Карен Свасьян в статье «Поволенный тупик: Анамнезис одного будущего», по своему, более пессимистично и эстетично, с позиций «точного незнания» прослеживает деградацию нынешнего социального организма как вывернутой вовне нервной системы, а также образа носителей будущего - от «буржуа» к «рабочему», «студенту» и «подростку». Бродит по Европе «футуристический фантом гендерного единочеловека, о монолитный габитус которого вдребезги разбиваются бывалые и испытанные демонологии». «Разговор о будущем в свете такого настоящего сводится до минимума, и того меньше, слов, - полагает К. Свасьян. - В наступившем царстве подростка, принимающего решения и решающего о мире, фатальным оказывается не релятивизм целей, а абсолютизм средств. Умные вещи уже не просто окружают его извне, но и вживляются в него, как первые образчики новой дигитализированной физиологии. Уже разрабатываются микрочипы памяти по осушению летейских вод; наверное, в скором времени появятся чипы настроения, чипы чувств и спонтанных поступков, чипы вменяемости, благодарности и ответственности… Разница между механизмом и организмом сведется на нет, потому что в изящных металлических накопителях уместится больше жизни, чем в прежних и ненадежных «живых»…».
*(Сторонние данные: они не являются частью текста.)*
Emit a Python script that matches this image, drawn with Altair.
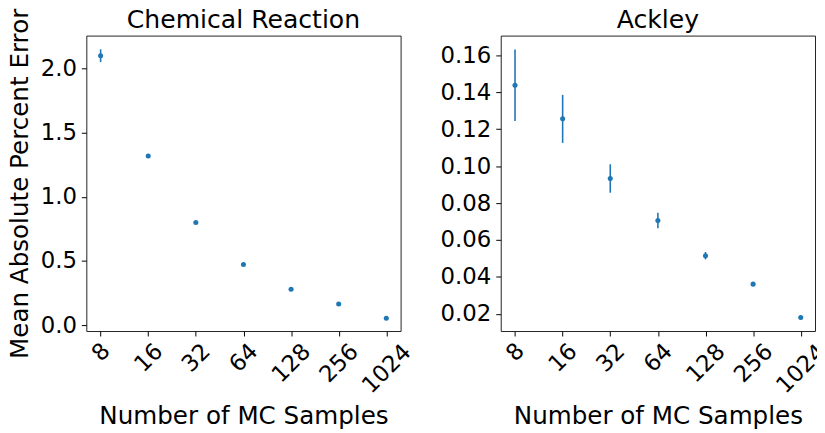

По мнению автора, в котором слышно эхо «позднего» Освальда Шпенглера («Годы решений»), будущее – это не ожидание, а решение, и если захотеть и суметь принять иное решение, которое уходит корнями «в иные ответы и иные ответственности, можно будет уже сегодня оказаться в ином будущем. «По его рассветным тропам уже сегодня бродят немногие, умершие и живые, знакомцы, никогда не попадавшие в тупик, потому что ни разу не поволившие его – одни, потому что знали имена вещей в списке света, другие, потому что им было обидно: не за державу, а за Шуберта…».
В заключительном, написанном в жанре «Вместо послесловия» материале «Будущее есть всегда великое x в нашей жизни – неведомая, непроницаемая тайна» второй редактор сборника Вадим Прозоров обращается к религиозной «экономике диалога» «Эсхатологического триптиха» Григория Николаева, который оставляет веское слово за преподобными Киево-Печерскими отцами, способными вместе с сонмом новомученников Российских вымолить новый Союз трех восточно-славянских народов.
Итак, новое концептуальное крещение России будущим состоялось. При этом, с учетом попутно полученных новейших сведений «оттуда» насчет упрощения социальной и ментальной мировой и российской структуры, возникает вопрос: не придет в «литургии будущего» на смену староверческому двуперстию и вызвавшему раскол трехперстию направленное в будущее одноперстие? Если не на литургическом языке: два пальца знак победы, три – годятся для известной фигуры, а один – знак глобального торжествующего fuck... По новым предостерегающим сообщениям из Женевы, пресловутый сверхмощный ускоритель элементарных частиц способен исказить время настолько, что оно замкнется в кольцо. Подобное явление физики называют «замкнутой временеподобной кривой». Аналогичным образом «Сборник De futuro, или История будущего» тревожит и вдохновляет на продолжение разговора, неизбежно полемического по теме своей.